Work required
Quote the whole listing word for word. Do not include the pictures.

Data excerpt
------------------------------------------------------------------------

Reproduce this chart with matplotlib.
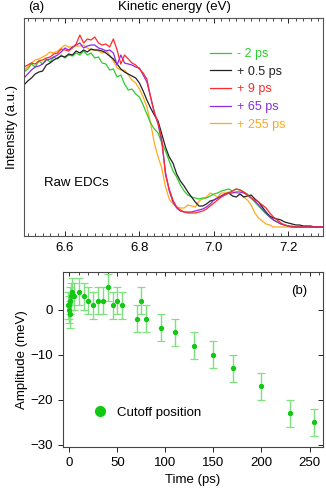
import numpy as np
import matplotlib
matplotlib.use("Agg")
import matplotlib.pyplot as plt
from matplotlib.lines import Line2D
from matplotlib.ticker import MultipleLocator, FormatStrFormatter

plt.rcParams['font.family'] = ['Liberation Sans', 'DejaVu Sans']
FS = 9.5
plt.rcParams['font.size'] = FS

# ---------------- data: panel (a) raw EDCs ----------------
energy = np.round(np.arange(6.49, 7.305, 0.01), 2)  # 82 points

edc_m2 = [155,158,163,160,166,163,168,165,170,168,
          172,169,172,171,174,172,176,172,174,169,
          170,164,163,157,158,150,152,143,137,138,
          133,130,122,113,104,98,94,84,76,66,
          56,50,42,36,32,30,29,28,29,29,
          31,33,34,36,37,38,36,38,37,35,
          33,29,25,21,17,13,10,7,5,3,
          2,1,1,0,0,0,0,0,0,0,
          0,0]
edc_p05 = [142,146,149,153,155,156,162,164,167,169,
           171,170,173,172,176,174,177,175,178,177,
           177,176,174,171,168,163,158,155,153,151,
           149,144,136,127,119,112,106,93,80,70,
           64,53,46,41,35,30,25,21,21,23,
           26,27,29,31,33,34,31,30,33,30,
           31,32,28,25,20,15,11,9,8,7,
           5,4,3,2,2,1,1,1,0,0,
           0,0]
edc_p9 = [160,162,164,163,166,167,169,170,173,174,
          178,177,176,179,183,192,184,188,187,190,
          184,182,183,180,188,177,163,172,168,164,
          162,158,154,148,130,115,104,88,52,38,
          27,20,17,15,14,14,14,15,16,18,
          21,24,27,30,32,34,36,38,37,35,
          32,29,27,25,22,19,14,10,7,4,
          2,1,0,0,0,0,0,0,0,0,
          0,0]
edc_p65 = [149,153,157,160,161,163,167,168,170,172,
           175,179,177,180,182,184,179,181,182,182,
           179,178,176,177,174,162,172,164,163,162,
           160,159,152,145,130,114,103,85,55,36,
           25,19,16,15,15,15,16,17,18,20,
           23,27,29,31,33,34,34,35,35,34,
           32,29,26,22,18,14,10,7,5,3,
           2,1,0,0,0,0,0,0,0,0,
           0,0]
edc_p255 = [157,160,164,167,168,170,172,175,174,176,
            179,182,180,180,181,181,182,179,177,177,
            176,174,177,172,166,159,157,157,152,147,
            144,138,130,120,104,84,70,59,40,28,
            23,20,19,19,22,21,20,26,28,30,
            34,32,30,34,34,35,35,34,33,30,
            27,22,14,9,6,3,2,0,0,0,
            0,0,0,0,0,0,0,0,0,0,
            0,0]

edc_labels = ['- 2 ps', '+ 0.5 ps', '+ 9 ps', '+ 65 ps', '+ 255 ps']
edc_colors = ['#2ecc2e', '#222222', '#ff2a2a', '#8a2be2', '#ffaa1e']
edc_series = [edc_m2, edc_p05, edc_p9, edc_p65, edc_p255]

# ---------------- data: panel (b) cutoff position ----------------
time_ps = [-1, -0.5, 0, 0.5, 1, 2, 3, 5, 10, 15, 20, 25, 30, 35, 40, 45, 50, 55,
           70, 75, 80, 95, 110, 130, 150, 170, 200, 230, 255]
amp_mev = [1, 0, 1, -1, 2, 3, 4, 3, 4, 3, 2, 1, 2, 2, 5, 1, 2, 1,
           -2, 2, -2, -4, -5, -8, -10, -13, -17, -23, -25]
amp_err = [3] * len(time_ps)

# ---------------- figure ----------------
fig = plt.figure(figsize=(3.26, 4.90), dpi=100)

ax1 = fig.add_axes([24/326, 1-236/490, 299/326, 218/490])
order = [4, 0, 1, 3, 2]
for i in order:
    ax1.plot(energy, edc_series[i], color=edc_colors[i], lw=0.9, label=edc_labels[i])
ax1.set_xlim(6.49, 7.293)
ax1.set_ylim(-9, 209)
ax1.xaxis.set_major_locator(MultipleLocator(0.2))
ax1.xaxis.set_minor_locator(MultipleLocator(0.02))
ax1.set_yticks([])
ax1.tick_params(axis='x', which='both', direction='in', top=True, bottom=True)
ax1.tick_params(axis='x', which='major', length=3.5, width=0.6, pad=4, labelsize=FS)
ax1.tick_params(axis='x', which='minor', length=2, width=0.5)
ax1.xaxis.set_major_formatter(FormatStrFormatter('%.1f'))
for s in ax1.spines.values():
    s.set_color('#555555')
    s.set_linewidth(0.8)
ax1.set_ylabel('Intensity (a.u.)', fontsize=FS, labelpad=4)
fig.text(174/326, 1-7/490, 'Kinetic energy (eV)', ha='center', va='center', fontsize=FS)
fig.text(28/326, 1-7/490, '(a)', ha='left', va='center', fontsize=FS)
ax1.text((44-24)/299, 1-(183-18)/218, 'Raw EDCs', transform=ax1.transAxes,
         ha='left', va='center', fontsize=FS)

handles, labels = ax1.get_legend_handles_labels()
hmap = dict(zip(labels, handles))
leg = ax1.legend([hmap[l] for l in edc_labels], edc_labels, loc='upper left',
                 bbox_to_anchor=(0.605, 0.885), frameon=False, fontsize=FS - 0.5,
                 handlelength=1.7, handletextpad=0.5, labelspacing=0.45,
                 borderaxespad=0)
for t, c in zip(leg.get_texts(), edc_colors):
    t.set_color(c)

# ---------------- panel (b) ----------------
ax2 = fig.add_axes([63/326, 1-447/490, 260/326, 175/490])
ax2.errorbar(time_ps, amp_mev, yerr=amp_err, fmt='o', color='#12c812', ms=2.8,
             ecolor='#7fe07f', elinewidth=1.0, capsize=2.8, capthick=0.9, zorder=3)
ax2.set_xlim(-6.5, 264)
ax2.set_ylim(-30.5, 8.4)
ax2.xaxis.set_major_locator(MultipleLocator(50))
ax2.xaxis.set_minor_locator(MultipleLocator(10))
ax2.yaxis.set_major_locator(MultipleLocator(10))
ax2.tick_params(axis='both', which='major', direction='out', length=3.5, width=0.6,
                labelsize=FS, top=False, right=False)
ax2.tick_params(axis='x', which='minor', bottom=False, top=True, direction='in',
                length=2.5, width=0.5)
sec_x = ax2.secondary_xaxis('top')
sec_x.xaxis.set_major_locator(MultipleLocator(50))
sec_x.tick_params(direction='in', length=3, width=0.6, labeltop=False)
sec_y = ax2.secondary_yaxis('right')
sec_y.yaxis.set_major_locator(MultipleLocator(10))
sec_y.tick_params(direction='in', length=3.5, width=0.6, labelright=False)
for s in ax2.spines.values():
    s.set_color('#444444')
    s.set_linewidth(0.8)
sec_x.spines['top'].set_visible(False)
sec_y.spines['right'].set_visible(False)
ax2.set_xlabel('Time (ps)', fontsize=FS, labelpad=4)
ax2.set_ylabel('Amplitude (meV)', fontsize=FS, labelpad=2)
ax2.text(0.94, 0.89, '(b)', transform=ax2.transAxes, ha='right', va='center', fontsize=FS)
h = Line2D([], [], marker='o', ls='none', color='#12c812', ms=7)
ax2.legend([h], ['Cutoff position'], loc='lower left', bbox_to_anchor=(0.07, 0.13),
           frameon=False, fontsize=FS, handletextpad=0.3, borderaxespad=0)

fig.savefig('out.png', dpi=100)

------------------------------------------------------------------------

Full response
Reproduce this chart with matplotlib.
import numpy as np
import matplotlib
matplotlib.use("Agg")
import matplotlib.pyplot as plt
from matplotlib.lines import Line2D
from matplotlib.ticker import MultipleLocator, FormatStrFormatter

plt.rcParams['font.family'] = ['Liberation Sans', 'DejaVu Sans']
FS = 9.5
plt.rcParams['font.size'] = FS

# ---------------- data: panel (a) raw EDCs ----------------
energy = np.round(np.arange(6.49, 7.305, 0.01), 2)  # 82 points

edc_m2 = [155,158,163,160,166,163,168,165,170,168,
          172,169,172,171,174,172,176,172,174,169,
          170,164,163,157,158,150,152,143,137,138,
          133,130,122,113,104,98,94,84,76,66,
          56,50,42,36,32,30,29,28,29,29,
          31,33,34,36,37,38,36,38,37,35,
          33,29,25,21,17,13,10,7,5,3,
          2,1,1,0,0,0,0,0,0,0,
          0,0]
edc_p05 = [142,146,149,153,155,156,162,164,167,169,
           171,170,173,172,176,174,177,175,178,177,
           177,176,174,171,168,163,158,155,153,151,
           149,144,136,127,119,112,106,93,80,70,
           64,53,46,41,35,30,25,21,21,23,
           26,27,29,31,33,34,31,30,33,30,
           31,32,28,25,20,15,11,9,8,7,
           5,4,3,2,2,1,1,1,0,0,
           0,0]
edc_p9 = [160,162,164,163,166,167,169,170,173,174,
          178,177,176,179,183,192,184,188,187,190,
          184,182,183,180,188,177,163,172,168,164,
          162,158,154,148,130,115,104,88,52,38,
          27,20,17,15,14,14,14,15,16,18,
          21,24,27,30,32,34,36,38,37,35,
          32,29,27,25,22,19,14,10,7,4,
          2,1,0,0,0,0,0,0,0,0,
          0,0]
edc_p65 = [149,153,157,160,161,163,167,168,170,172,
           175,179,177,180,182,184,179,181,182,182,
           179,178,176,177,174,162,172,164,163,162,
           160,159,152,145,130,114,103,85,55,36,
           25,19,16,15,15,15,16,17,18,20,
           23,27,29,31,33,34,34,35,35,34,
           32,29,26,22,18,14,10,7,5,3,
           2,1,0,0,0,0,0,0,0,0,
           0,0]
edc_p255 = [157,160,164,167,168,170,172,175,174,176,
            179,182,180,180,181,181,182,179,177,177,
            176,174,177,172,166,159,157,157,152,147,
            144,138,130,120,104,84,70,59,40,28,
            23,20,19,19,22,21,20,26,28,30,
            34,32,30,34,34,35,35,34,33,30,
            27,22,14,9,6,3,2,0,0,0,
            0,0,0,0,0,0,0,0,0,0,
            0,0]

edc_labels = ['- 2 ps', '+ 0.5 ps', '+ 9 ps', '+ 65 ps', '+ 255 ps']
edc_colors = ['#2ecc2e', '#222222', '#ff2a2a', '#8a2be2', '#ffaa1e']
edc_series = [edc_m2, edc_p05, edc_p9, edc_p65, edc_p255]

# ---------------- data: panel (b) cutoff position ----------------
time_ps = [-1, -0.5, 0, 0.5, 1, 2, 3, 5, 10, 15, 20, 25, 30, 35, 40, 45, 50, 55,
           70, 75, 80, 95, 110, 130, 150, 170, 200, 230, 255]
amp_mev = [1, 0, 1, -1, 2, 3, 4, 3, 4, 3, 2, 1, 2, 2, 5, 1, 2, 1,
           -2, 2, -2, -4, -5, -8, -10, -13, -17, -23, -25]
amp_err = [3] * len(time_ps)

# ---------------- figure ----------------
fig = plt.figure(figsize=(3.26, 4.90), dpi=100)

ax1 = fig.add_axes([24/326, 1-236/490, 299/326, 218/490])
order = [4, 0, 1, 3, 2]
for i in order:
    ax1.plot(energy, edc_series[i], color=edc_colors[i], lw=0.9, label=edc_labels[i])
ax1.set_xlim(6.49, 7.293)
ax1.set_ylim(-9, 209)
ax1.xaxis.set_major_locator(MultipleLocator(0.2))
ax1.xaxis.set_minor_locator(MultipleLocator(0.02))
ax1.set_yticks([])
ax1.tick_params(axis='x', which='both', direction='in', top=True, bottom=True)
ax1.tick_params(axis='x', which='major', length=3.5, width=0.6, pad=4, labelsize=FS)
ax1.tick_params(axis='x', which='minor', length=2, width=0.5)
ax1.xaxis.set_major_formatter(FormatStrFormatter('%.1f'))
for s in ax1.spines.values():
    s.set_color('#555555')
    s.set_linewidth(0.8)
ax1.set_ylabel('Intensity (a.u.)', fontsize=FS, labelpad=4)
fig.text(174/326, 1-7/490, 'Kinetic energy (eV)', ha='center', va='center', fontsize=FS)
fig.text(28/326, 1-7/490, '(a)', ha='left', va='center', fontsize=FS)
ax1.text((44-24)/299, 1-(183-18)/218, 'Raw EDCs', transform=ax1.transAxes,
         ha='left', va='center', fontsize=FS)

handles, labels = ax1.get_legend_handles_labels()
hmap = dict(zip(labels, handles))
leg = ax1.legend([hmap[l] for l in edc_labels], edc_labels, loc='upper left',
                 bbox_to_anchor=(0.605, 0.885), frameon=False, fontsize=FS - 0.5,
                 handlelength=1.7, handletextpad=0.5, labelspacing=0.45,
                 borderaxespad=0)
for t, c in zip(leg.get_texts(), edc_colors):
    t.set_color(c)

# ---------------- panel (b) ----------------
ax2 = fig.add_axes([63/326, 1-447/490, 260/326, 175/490])
ax2.errorbar(time_ps, amp_mev, yerr=amp_err, fmt='o', color='#12c812', ms=2.8,
             ecolor='#7fe07f', elinewidth=1.0, capsize=2.8, capthick=0.9, zorder=3)
ax2.set_xlim(-6.5, 264)
ax2.set_ylim(-30.5, 8.4)
ax2.xaxis.set_major_locator(MultipleLocator(50))
ax2.xaxis.set_minor_locator(MultipleLocator(10))
ax2.yaxis.set_major_locator(MultipleLocator(10))
ax2.tick_params(axis='both', which='major', direction='out', length=3.5, width=0.6,
                labelsize=FS, top=False, right=False)
ax2.tick_params(axis='x', which='minor', bottom=False, top=True, direction='in',
                length=2.5, width=0.5)
sec_x = ax2.secondary_xaxis('top')
sec_x.xaxis.set_major_locator(MultipleLocator(50))
sec_x.tick_params(direction='in', length=3, width=0.6, labeltop=False)
sec_y = ax2.secondary_yaxis('right')
sec_y.yaxis.set_major_locator(MultipleLocator(10))
sec_y.tick_params(direction='in', length=3.5, width=0.6, labelright=False)
for s in ax2.spines.values():
    s.set_color('#444444')
    s.set_linewidth(0.8)
sec_x.spines['top'].set_visible(False)
sec_y.spines['right'].set_visible(False)
ax2.set_xlabel('Time (ps)', fontsize=FS, labelpad=4)
ax2.set_ylabel('Amplitude (meV)', fontsize=FS, labelpad=2)
ax2.text(0.94, 0.89, '(b)', transform=ax2.transAxes, ha='right', va='center', fontsize=FS)
h = Line2D([], [], marker='o', ls='none', color='#12c812', ms=7)
ax2.legend([h], ['Cutoff position'], loc='lower left', bbox_to_anchor=(0.07, 0.13),
           frameon=False, fontsize=FS, handletextpad=0.3, borderaxespad=0)

fig.savefig('out.png', dpi=100)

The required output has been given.